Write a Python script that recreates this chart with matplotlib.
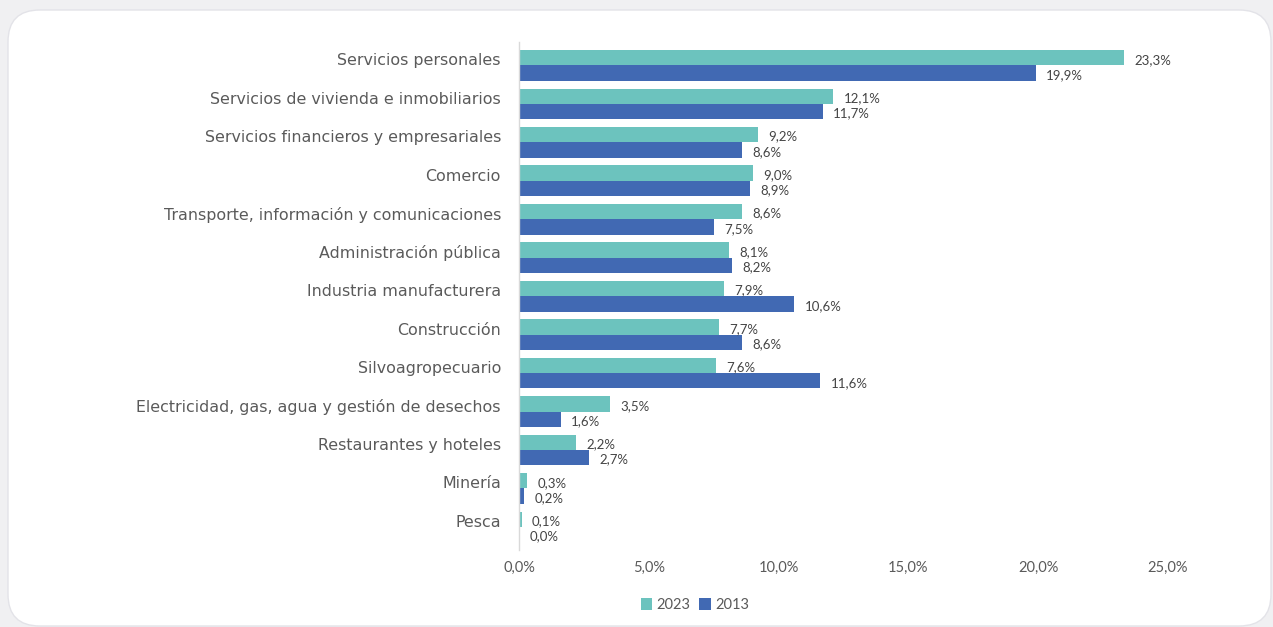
import matplotlib.pyplot as plt
import matplotlib.transforms as mtransforms
import numpy as np
from matplotlib.patches import FancyBboxPatch

# Data
categories = [
    'Servicios personales',
    'Servicios de vivienda e inmobiliarios',
    'Servicios financieros y empresariales',
    'Comercio',
    'Transporte, información y comunicaciones',
    'Administración pública',
    'Industria manufacturera',
    'Construcción',
    'Silvoagropecuario',
    'Electricidad, gas, agua y gestión de desechos',
    'Restaurantes y hoteles',
    'Minería',
    'Pesca',
]
values_2023 = [23.3, 12.1, 9.2, 9.0, 8.6, 8.1, 7.9, 7.7, 7.6, 3.5, 2.2, 0.3, 0.1]
values_2013 = [19.9, 11.7, 8.6, 8.9, 7.5, 8.2, 10.6, 8.6, 11.6, 1.6, 2.7, 0.2, 0.0]
xticks = [0, 5, 10, 15, 20, 25]

teal = '#6CC3BE'
blue = '#4169B3'
text_grey = '#5a5a5a'

plt.rcParams['font.family'] = ['Lato', 'DejaVu Sans']

W, H = 1273, 627
fig = plt.figure(figsize=(W / 100, H / 100), dpi=100)
fig.patch.set_facecolor('#f0f0f2')

# rounded card background
card = FancyBboxPatch((8 / W, 1 / H), (W - 10) / W, (H - 11) / H,
                      boxstyle='round,pad=0,rounding_size=0.025',
                      transform=fig.transFigure, facecolor='white',
                      edgecolor='#e3e3e8', linewidth=1.0,
                      mutation_aspect=W / H, zorder=-1)
fig.patches.append(card)

ax = fig.add_axes([519 / W, 1 - 550 / H, (1168 - 519) / W, (550 - 42.4) / H])
ax.set_facecolor('none')

y = np.arange(len(categories))
h = 0.4
b1 = ax.barh(y - h / 2, values_2023, height=h, color=teal, label='2023')
b2 = ax.barh(y + h / 2, values_2013, height=h, color=blue, label='2013')

for bars, vals in ((b1, values_2023), (b2, values_2013)):
    for bar, v in zip(bars, vals):
        ax.text(v + 0.4, bar.get_y() + bar.get_height() / 2 + 0.05,
                f'{v:.1f}%'.replace('.', ','), va='center', ha='left',
                fontsize=9.5, color='#444444')

ax.set_xlim(0, 25)
ax.set_ylim(len(categories) - 0.4, -0.6)
ax.set_yticks(y)
ax.set_yticklabels(categories, fontsize=11.4, color=text_grey,
                   family=['DejaVu Sans'])
ax.set_xticks(xticks)
ax.set_xticklabels([f'{t:.1f}%'.replace('.', ',') for t in xticks],
                   fontsize=10.5, color=text_grey)
ax.tick_params(axis='both', length=0)
ax.tick_params(axis='y', pad=13)
ax.tick_params(axis='x', pad=8)

# nudge category labels up a little, as in the reference
shift = mtransforms.ScaledTranslation(0, 6 / 100, fig.dpi_scale_trans)
for lbl in ax.get_yticklabels():
    lbl.set_transform(lbl.get_transform() + shift)

for s in ('top', 'right', 'bottom'):
    ax.spines[s].set_visible(False)
ax.spines['left'].set_color('#d9d9d9')
ax.spines['left'].set_linewidth(1.0)

fig.legend(handles=[b1, b2], labels=['2023', '2013'], loc='center',
           bbox_to_anchor=(695 / W, 1 - 605 / H), ncol=2, frameon=False,
           fontsize=10.5, handlelength=0.8, handleheight=0.8,
           handletextpad=0.3, columnspacing=0.6, labelcolor=text_grey)

fig.savefig('out.png', dpi=100, facecolor=fig.get_facecolor())
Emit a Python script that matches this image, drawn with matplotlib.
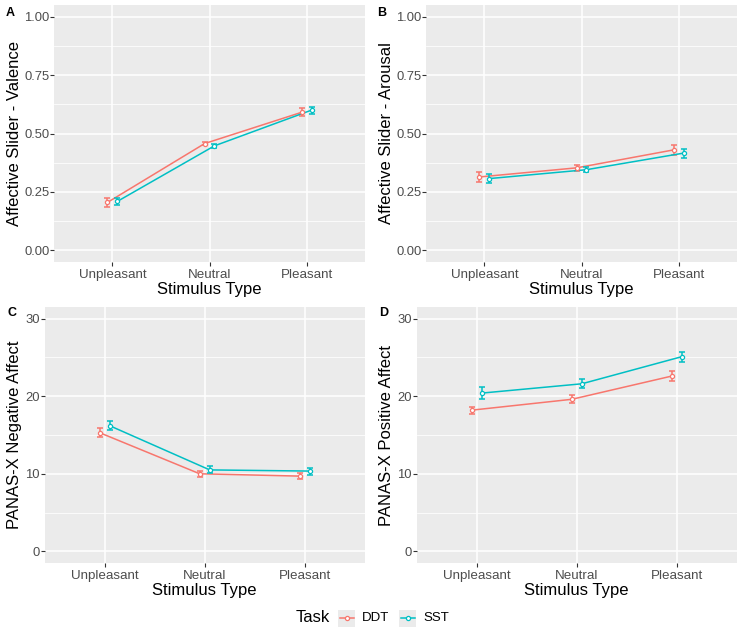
import matplotlib
matplotlib.use("Agg")
import matplotlib.pyplot as plt
from matplotlib.lines import Line2D
from matplotlib.patches import Rectangle
import numpy as np

plt.rcParams["font.family"] = ["Liberation Sans", "DejaVu Sans"]

categories = ["Unpleasant", "Neutral", "Pleasant"]
tasks = ["DDT", "SST"]
colors = {"DDT": "#F8766D", "SST": "#00BFC4"}

valence_mean = {"DDT": [0.205, 0.457, 0.591], "SST": [0.209, 0.447, 0.600]}
valence_err = {"DDT": [0.020, 0.007, 0.017], "SST": [0.017, 0.007, 0.015]}
arousal_mean = {"DDT": [0.314, 0.353, 0.430], "SST": [0.307, 0.345, 0.416]}
arousal_err = {"DDT": [0.023, 0.012, 0.020], "SST": [0.018, 0.010, 0.019]}
neg_mean = {"DDT": [15.3, 10.0, 9.7], "SST": [16.2, 10.5, 10.35]}
neg_err = {"DDT": [0.6, 0.35, 0.4], "SST": [0.55, 0.45, 0.45]}
pos_mean = {"DDT": [18.2, 19.6, 22.6], "SST": [20.4, 21.6, 25.1]}
pos_err = {"DDT": [0.45, 0.5, 0.6], "SST": [0.75, 0.6, 0.65]}

slider_ticks = [0, 0.25, 0.5, 0.75, 1.0]
slider_labels = ["0.00", "0.25", "0.50", "0.75", "1.00"]
panas_ticks = [0, 10, 20, 30]
panas_labels = ["0", "10", "20", "30"]

panels = [
    ("A", "Affective Slider - Valence", valence_mean, valence_err, slider_ticks, slider_labels, (-0.05, 1.05)),
    ("B", "Affective Slider - Arousal", arousal_mean, arousal_err, slider_ticks, slider_labels, (-0.05, 1.05)),
    ("C", "PANAS-X Negative Affect", neg_mean, neg_err, panas_ticks, panas_labels, (-1.5, 31.5)),
    ("D", "PANAS-X Positive Affect", pos_mean, pos_err, panas_ticks, panas_labels, (-1.5, 31.5)),
]

W, H = 744, 631
fig = plt.figure(figsize=(W / 100, H / 100), dpi=100)
boxes = [(54, 365, 5, 262), (426, 737, 5, 262), (44.5, 365, 307, 563), (416.5, 737, 307, 563)]
label_pos = [(10, 13), (382, 13), (12, 313), (384, 313)]
ylabel_x = [14.5, 386.5, 14.5, 386.5]

offsets = {"DDT": -0.05, "SST": 0.05}
x = np.arange(1, len(categories) + 1)

for (letter, ylabel, means, errs, yt, ytl, ylim), (l, r, t, b), (lx, ly), yx in zip(panels, boxes, label_pos, ylabel_x):
    ax = fig.add_axes([l / W, 1 - b / H, (r - l) / W, (b - t) / H])
    ax.set_facecolor("#EBEBEB")
    for s in ax.spines.values():
        s.set_visible(False)
    ax.set_xlim(0.4, 3.6)
    ax.set_ylim(*ylim)
    minors = [(yt[i] + yt[i + 1]) / 2 for i in range(len(yt) - 1)]
    for m in minors:
        ax.axhline(m, color="white", lw=0.55, zorder=0)
    for v in yt:
        ax.axhline(v, color="white", lw=1.1, zorder=0.5)
    for v in x:
        ax.axvline(v, color="white", lw=1.1, zorder=0.5)
    for task in tasks:
        xs = x + offsets[task]
        c = colors[task]
        ax.errorbar(xs, means[task], yerr=errs[task], color=c, lw=1.1, capsize=2.3,
                    capthick=1.1, fmt="none", zorder=3)
        ax.plot(xs, means[task], color=c, lw=1.1, zorder=3)
        ax.plot(xs, means[task], "o", ms=3.0, mfc="white", mec=c, mew=0.9, zorder=4, ls="none")
    ax.set_xticks(x)
    ax.set_xticklabels(categories, fontsize=9.6, color="#4D4D4D")
    ax.set_yticks(yt)
    ax.set_yticklabels(ytl, fontsize=9.4, color="#4D4D4D")
    ax.tick_params(length=2.6, width=0.8, color="#333333")
    ax.tick_params(axis="x", pad=2.2)
    ax.tick_params(axis="y", pad=0.8)
    ax.set_xlabel("Stimulus Type", fontsize=12, labelpad=1)
    ax.set_ylabel(ylabel, fontsize=12, va="center")
    ax.yaxis.set_label_coords((yx - l) / (r - l), 0.5)
    fig.text(lx / W, 1 - ly / H, letter, fontsize=9, fontweight="bold", va="center", ha="center")

# Legend (drawn manually to match ggplot's grey key boxes)
ly = 1 - 618 / H
fig.text(296 / W, ly, "Task", fontsize=12, va="center", ha="left")
key_x = {"DDT": 338, "SST": 399}
for t in tasks:
    kx = key_x[t]
    fig.add_artist(Rectangle((kx / W, (H - 627) / H), 17 / W, 17 / H, transform=fig.transFigure,
                             facecolor="#EBEBEB", edgecolor="none"))
    fig.add_artist(Line2D([(kx + 1.5) / W, (kx + 15.5) / W], [ly, ly], transform=fig.transFigure,
                          color=colors[t], lw=1.1))
    fig.add_artist(Line2D([(kx + 8.5) / W], [ly], transform=fig.transFigure, marker="o", ms=3.0,
                          mfc="white", mec=colors[t], mew=0.9, ls="none"))
    fig.text((kx + 24) / W, ly, t, fontsize=9.5, va="center", ha="left")

fig.savefig("out.png", dpi=100)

**Task instructions:**
Write out again, exactly, the lines from the start of the listing up to the line containing "from matplotlib.patches import FancyBboxPatch", with both ends and without pictures.

**Completed task:**
Write a Python script that recreates this chart with matplotlib.
import matplotlib.pyplot as plt
import matplotlib.transforms as mtransforms
import numpy as np
from matplotlib.patches import FancyBboxPatch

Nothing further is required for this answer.